NYT: We’ll publish classified info that could hinder war efforts and kill people but …
… we will not publish any hacked emails/documents in depth that could devastate the credibility of our fellow global warming alarmists! Dot Earth blogger Andrew C. Revkin writes:
I have a story in The Times on the incident and its repercussions, which continue to unfold. But there’s much more to explore, of course (including several references to me). The documents appear to have been acquired illegally and contain all manner of private information and statements that were never intended for the public eye, so they won’t be posted here. But a quick sift of skeptics’ Web sites will point anyone to plenty of sources.
Of course, he points out that in the story he wrote for the Times, bits and pieces of the emails are quoted.
And when I say “bits and pieces,” I mean “bits and pieces.”

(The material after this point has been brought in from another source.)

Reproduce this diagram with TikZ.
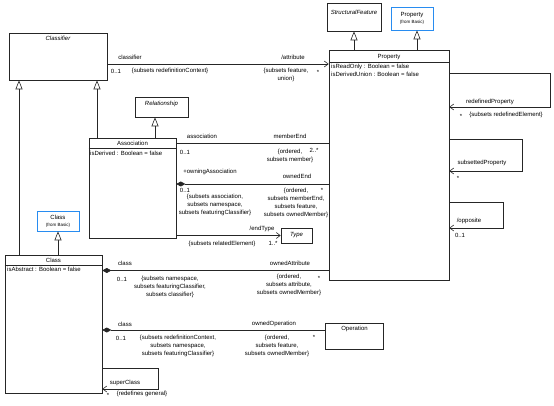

Michael Goldfarb blasts Revkin’s rationale:
As a journalist, there is no greater glory than publishing materials that were not meant to be published. If I could, I would only publish emails and documents that were never meant to see the light of day — though, unlike the New York Times, I draw the line at jeopardizing the lives of American troops rather than jeopardizing the contrived “consensus” on global warming.
If Revkin’s position is that he will not reproduce publicly available emails simply because they put the authors — whom he happens to agree with and whose increasingly questionable agenda he happens to support — in a bad light, than he ought to consider another career.
Why should he? He works for the New York Times, where suppressing truths inconvenient to the liberal agenda – and publishing distorted (and in all too many cases classified) “facts” they believe will aid it – is a job requirement.